Esiste una questione generazionale nel Pd?
Quando abbiamo fondato Stedy volevamo implementare una politica dal basso che fosse innovativa in base ai contenuti e non all’età. Se la questione generazionale nel Pd significa “arruolare” giovani che annuiscono a tutto allora siamo fuori strada. Io, ad esempio, ero contrario sul meccanismo di nomina della nuova segreteria. Si è sciolta la precedente senza motivi apparenti e Liliana Di Fede ha conservato il suo posto da segretaria nominando le persone a lei più vicine, ma non è così che si rinnova il partito. Non dubito che persone come Christian Schatzer restino nella segreteria perché credano veramente nel Pd, ma, per usare una metafora, non si può guarire un malato terminale con un’aspirina.
Cosa ne pensa dell’idea del giovane Jakob Brugger di mettere insieme una lista civica interetnica? Dalle parti della Svp, evidentemente, qualcosa si muove controcorrente.
Il punto è che la gente è stufa dei partiti, da quando sono uscito dal Pd ho fatto, nel mio piccolo, ho fatto molta più politica attiva di quanta ne facessi prima. Ho i miei dubbi su queste liste civiche che spesso sono pilotate dal politico di turno e che quindi non sono sempre un esempio di democrazia.
Come se ne esce allora? Lei stesso lo scorso luglio aveva detto che se il Pd si sposta sempre di più verso il centro resta libero uno spazio a sinistra che va riempito.
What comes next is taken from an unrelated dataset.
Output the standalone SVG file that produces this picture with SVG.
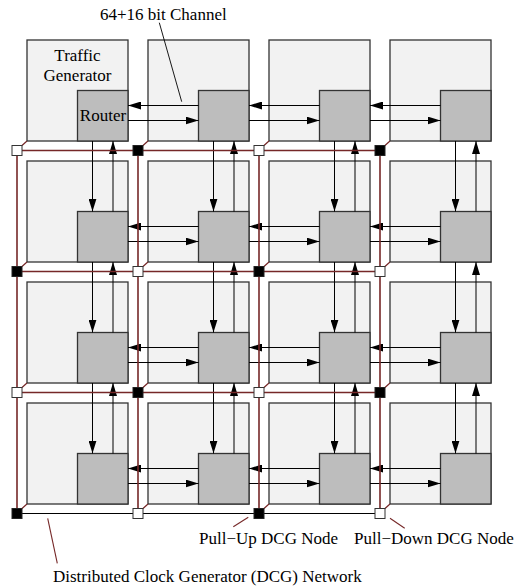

Seguo con interesse tutto quello che succede a livello nazionale, ho osservato da vicino anche la formazione del movimento Possibile in Trentino Alto Adige. C’è fra molti di noi la voglia di tornare in pista attivamente, ma bisogna considerare la cosa attentamente perché la sinistra non ha bisogno di un altro mini-partito ma di un reale progetto unitario.
Una prospettiva utopica?
Mi auguro di no, almeno noi giovani dobbiamo restare positivi.